Californians are finding that they no longer have access to their favorite doctors
Consumers in California are learning that they are no longer able to see their old health care providers because changes to their health insurance coverage. With the launch of the state’s insurance exchange, called Covered California, many people throughout the state purchased new insurance policies. While many of these policies came from the companies they had been patrons of for several years, these policies did not include the same coverage networks. In other cases, health care organizations have refused to work with certain insurance providers, thus limiting their accessibility to those with insurance coverage.
Health care reform causes rifts in the relationship between health care providers and insurers
The Affordable Care Act was meant to make health insurance coverage more accessible to consumers throughout the country, but in some cases it has had a somewhat opposite effect. Some of the provisions of the law have encouraged insurers to re-evaluate their relationships with health care providers, making changes to their coverage networks in order to cut costs. In some cases, network coverage has been reduced to account for the popularity of low-tier insurance policies. Policies sold through the state’s exchange are separated in tiers, with the highest tier of coverage having the best benefits, but also being the most expensive.

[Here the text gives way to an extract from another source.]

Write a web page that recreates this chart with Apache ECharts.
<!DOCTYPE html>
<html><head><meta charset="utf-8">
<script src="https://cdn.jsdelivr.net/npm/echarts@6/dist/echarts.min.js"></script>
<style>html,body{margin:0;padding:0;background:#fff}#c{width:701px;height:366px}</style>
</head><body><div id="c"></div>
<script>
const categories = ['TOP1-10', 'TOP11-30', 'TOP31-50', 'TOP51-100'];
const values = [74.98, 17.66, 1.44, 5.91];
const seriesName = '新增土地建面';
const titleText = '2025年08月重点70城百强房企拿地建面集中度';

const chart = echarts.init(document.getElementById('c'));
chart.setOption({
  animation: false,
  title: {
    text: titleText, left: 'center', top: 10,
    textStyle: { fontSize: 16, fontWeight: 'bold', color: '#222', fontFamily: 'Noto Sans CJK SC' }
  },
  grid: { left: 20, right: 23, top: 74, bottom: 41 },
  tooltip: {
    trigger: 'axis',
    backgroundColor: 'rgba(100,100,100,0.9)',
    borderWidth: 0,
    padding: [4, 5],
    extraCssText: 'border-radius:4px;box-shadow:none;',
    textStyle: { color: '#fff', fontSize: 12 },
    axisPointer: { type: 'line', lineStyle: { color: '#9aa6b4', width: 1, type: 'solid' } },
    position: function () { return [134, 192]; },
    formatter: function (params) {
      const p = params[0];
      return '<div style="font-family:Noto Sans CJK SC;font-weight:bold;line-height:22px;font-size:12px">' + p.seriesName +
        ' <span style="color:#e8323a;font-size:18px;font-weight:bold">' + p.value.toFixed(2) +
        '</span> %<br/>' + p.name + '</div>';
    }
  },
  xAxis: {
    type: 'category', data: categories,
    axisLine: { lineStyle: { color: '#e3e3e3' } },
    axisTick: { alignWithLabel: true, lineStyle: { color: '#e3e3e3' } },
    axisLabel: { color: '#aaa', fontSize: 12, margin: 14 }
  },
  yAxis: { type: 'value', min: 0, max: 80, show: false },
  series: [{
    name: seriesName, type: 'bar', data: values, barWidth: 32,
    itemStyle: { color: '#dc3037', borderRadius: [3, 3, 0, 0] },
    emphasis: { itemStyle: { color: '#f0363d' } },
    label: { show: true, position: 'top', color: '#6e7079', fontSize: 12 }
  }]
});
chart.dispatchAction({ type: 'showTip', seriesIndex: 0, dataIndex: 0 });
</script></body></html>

Low-cost policies are coupled with limited health care networks
The federal government had been keen to inform consumers that they would be able to continue seeing their favorite doctors even in light of health care reform. For many, however, this is not the case, as their insurance providers continue to make revisions to their network options. Some health care professionals had warned that this would be the case due to the introduction of new low-cost insurance policies. Because these policies are so inexpensive, many insurers are unable to justify the costs associated with ongoing network support when the policies themselves are not bringing in sufficient funds.
Solution to this problem may remain elusive for some time
There may not be a simple solution to this problem. Neither insurance companies nor health care organizations are willing to budge on the issue and state lawmakers are not convinced that the problem is serious enough to warrant any significant action. Currently, those that want to continue seeing their favorite out-of-network health care providers will have to pay extra in order to do so.